# Fake plants?



## mark e sic (Dec 14, 2011)

I noticed many pics posted on this forum of realy cool looking T.s but my question is do you guys use real or fake plants?


----------



## ArkanoviTigrovi (Dec 14, 2011)

I personally don't use plants, but I'm pretty sure everyone uses fake plants.


----------



## le-thomas (Dec 14, 2011)

Fake plants are usually the way to go, though live plants can sometimes work. Oh, and don't post a thread three times >_>


----------



## grayzone (Dec 14, 2011)

many t owners use either one or the other... be careful using REAL plants tho, do your homework... look in the terrarium and vivarium subforums here or use the search function up top (r. hand corner) and type in live plants...........answered in this one too JUST TO GET POST COUNT UP lol


----------



## 1hughjazzspider (Dec 14, 2011)

grayzone said:


> answered in this one too JUST TO GET POST COUNT UP lol



SMH really? I'm gonna start calling you Ultum just cause you want your post count to be high.

Reactions: Like 1


----------



## grayzone (Dec 14, 2011)

it was a joke .. posts in this section of the forums dont raise your post count


----------



## mmfh (Dec 14, 2011)

I never used any type of plant till this year.
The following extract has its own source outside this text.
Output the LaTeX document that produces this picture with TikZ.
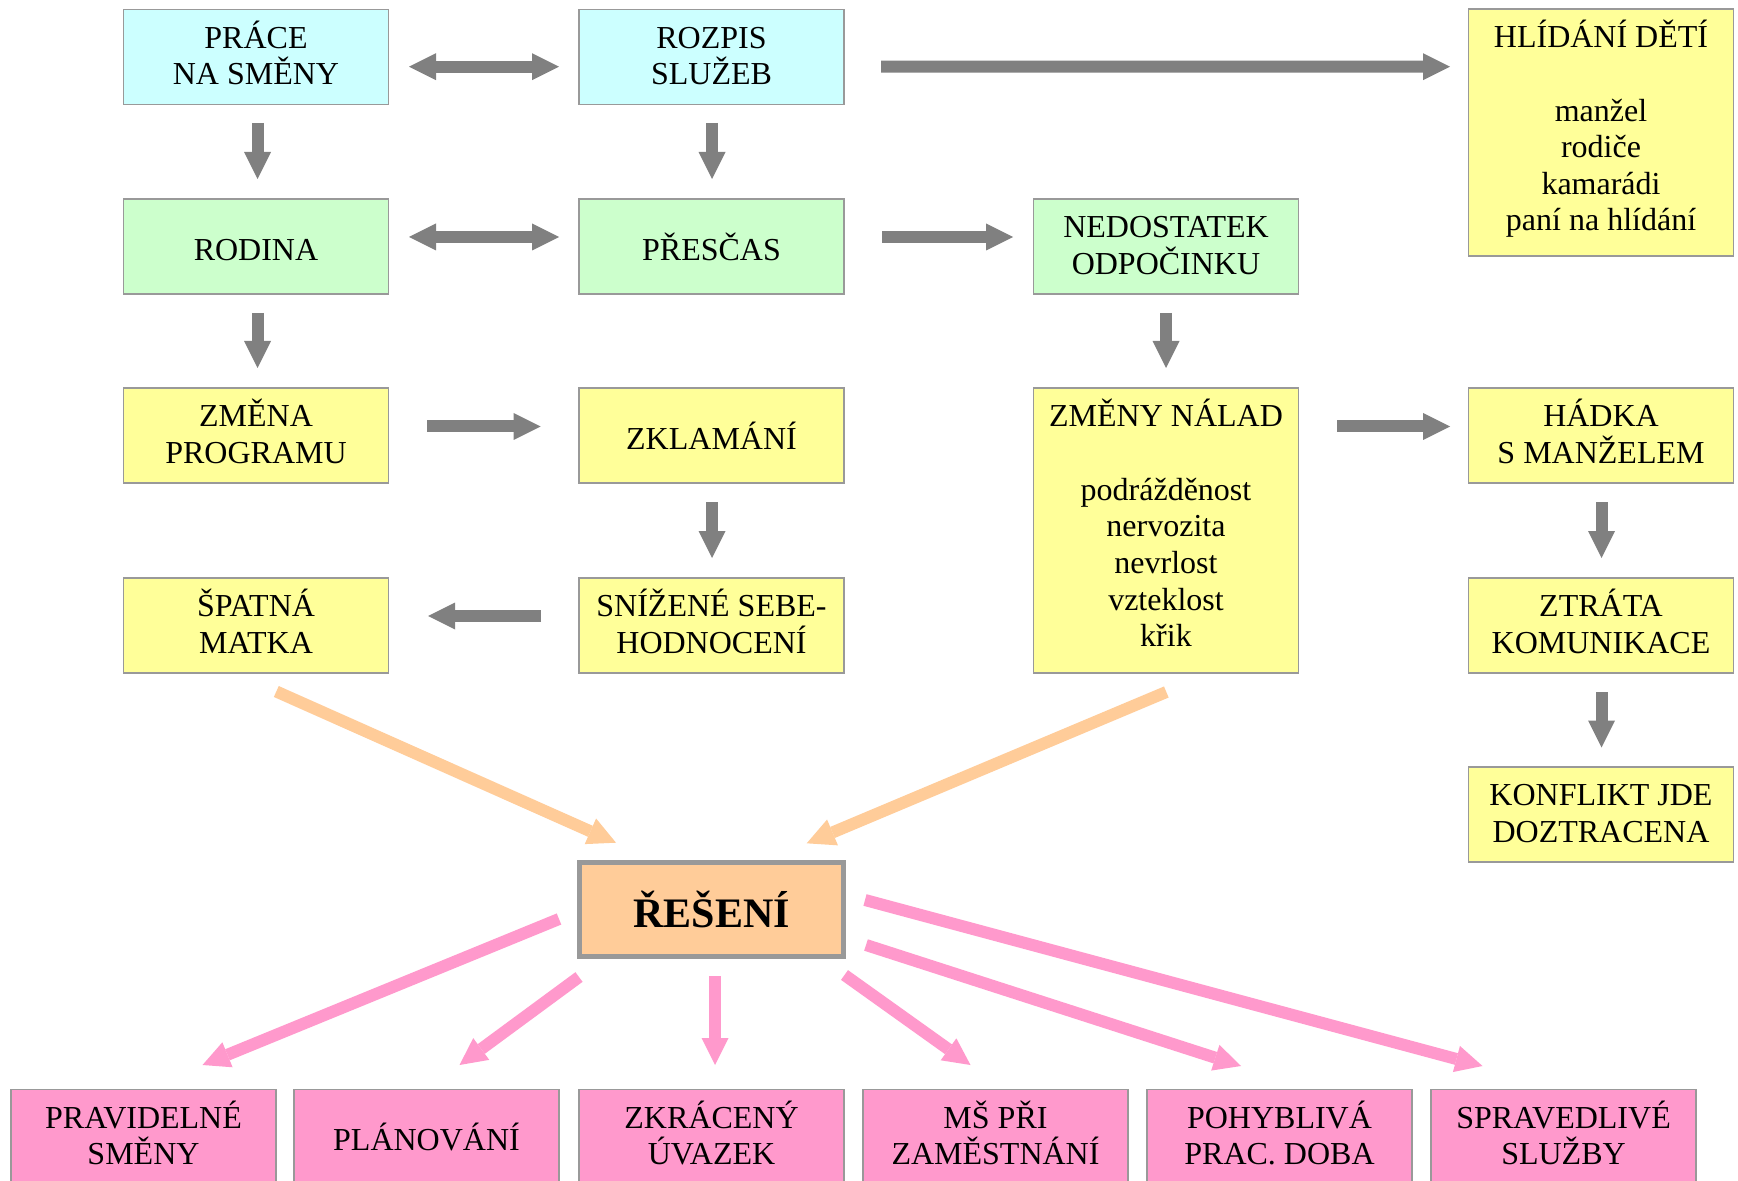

I got some arboreals. 1 I used a live plant and 3 I used fake. I used live in the A. avic tank because I have to get in there and water and prune it, didn't feel confident enough to do that with my H. mac.


----------



## 1hughjazzspider (Dec 14, 2011)

grayzone said:


> it was a joke ..



So was mine......


----------



## grayzone (Dec 14, 2011)

actually... i had a palm of some sort that fell out of my bathroom window sill and i thought it was a goner... i put it in my L.p's enclosure last december and AMAZINGLY it grew in the cocofibre substrate. the L.p is long gone (MM and died during shipping:cry however the plant is still very alive, and now shares the enclosure with a rosie i rescued. no problems to date....


----------



## mark e sic (Dec 15, 2011)

Sorry about the triple posting... was my browser was having trouble posting the thread the first time. Kinda went crazy on the clicking ...
So they are fake!(mostly). I was just trying to setup a tank for my Brazilopelma colloratvillosum and I liked the idea of plants but wasnt sure if that was the norm. Anyways it probably wouldnt be for awhile considering it is still just a sling.


----------



## grayzone (Dec 15, 2011)

uhhh... wth is that?  never heard of that t before... imma check it out


----------



## Tann (Dec 15, 2011)

grayzone said:


> uhhh... wth is that?  never heard of that t before... imma check it out


Nhandu coloratovillosus is most likely what you've read before.


----------



## 19tarantula91 (Dec 15, 2011)

1hughjazzspider said:


> SMH really? I'm gonna start calling you Ultum just cause you want your post count to be high.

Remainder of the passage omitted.